É preciso estarmos cuidadosos e dispostos para ouvirmos as 16 faixas que compoe Prospéra (2016) e sermos capazes de recolher em nós mesmos, as mensagens que o album contém. Através de uma míriade de sensações, ritmos, sonoridades, chaves de interpretação, composições diversas, Tássia Reis abrange uma gama ampla de “cuidados necessários” nesses tempos bicudos.
Há quem tenha achado que o disco cansa ali pelo final, e que algo mais enxuto seria mais palatavél e convincente. No entanto, esse diagnóstico nos parece exatamente fruto da preguiça e dessa percepção fast food da música, hoje tão em voga. Pois ao ouvirmos as 16 faixas sem pegar no celular, sem desviarmos a atenção com as tantas solicitações que recebemos hoje em dia, perceberemos que as ideias que atravessam o disco, chegam ao fim com o mesmo vigor inicial.
Técnicamente, a cantora beira a perfeição, rimando tranquilamente em beats diversos, e técnicas diversas, das divisões econômicas do trap até o speedflow no meio de R&B. Sua projeção vocal – sempre um show a parte – encontra em arranjos cheios de balanço, em faixas como a canção que titula o album, uma força fantástica. Composições que apresentam também uma letrista/mc de um talento grande, e que precisa ser reconhecida como uma das melhores de sua geração.
As participações dão sua contribuição, num trabalho de omplementaridade muito bacanadentro de um trabalho com uma autoralidade tão forte. A cantora recrutou Froid, Preta Ary, Frabiccio, Melvin Santhana e Monna Brutal fazem excelentes contruibuições em suas inserções ao longo do álbum.

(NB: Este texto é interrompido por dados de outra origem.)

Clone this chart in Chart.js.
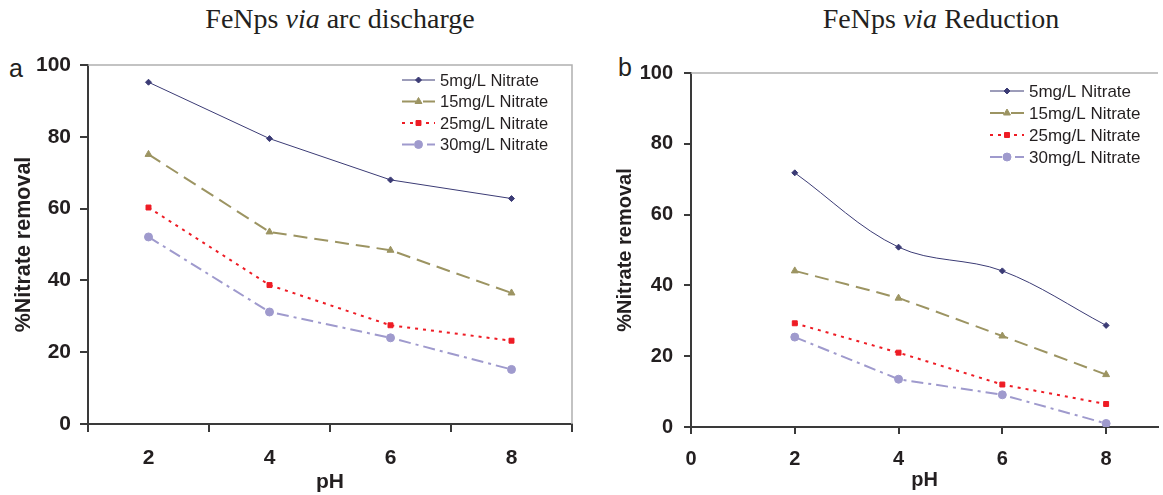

Um excelentíssimo disco de estreia dessa artista que consegue com excelência expor uma série de problemas que afetam mulheres negras e perifericas pintando sempre as pontuações com cores belas, pois como dizia o poeta o negro é a raiz de todas as cores, e Tássia Reis guarda toda a aquarela no peito.
-Tássia Reis, a rima e o canto de uma mulher preta Próspera!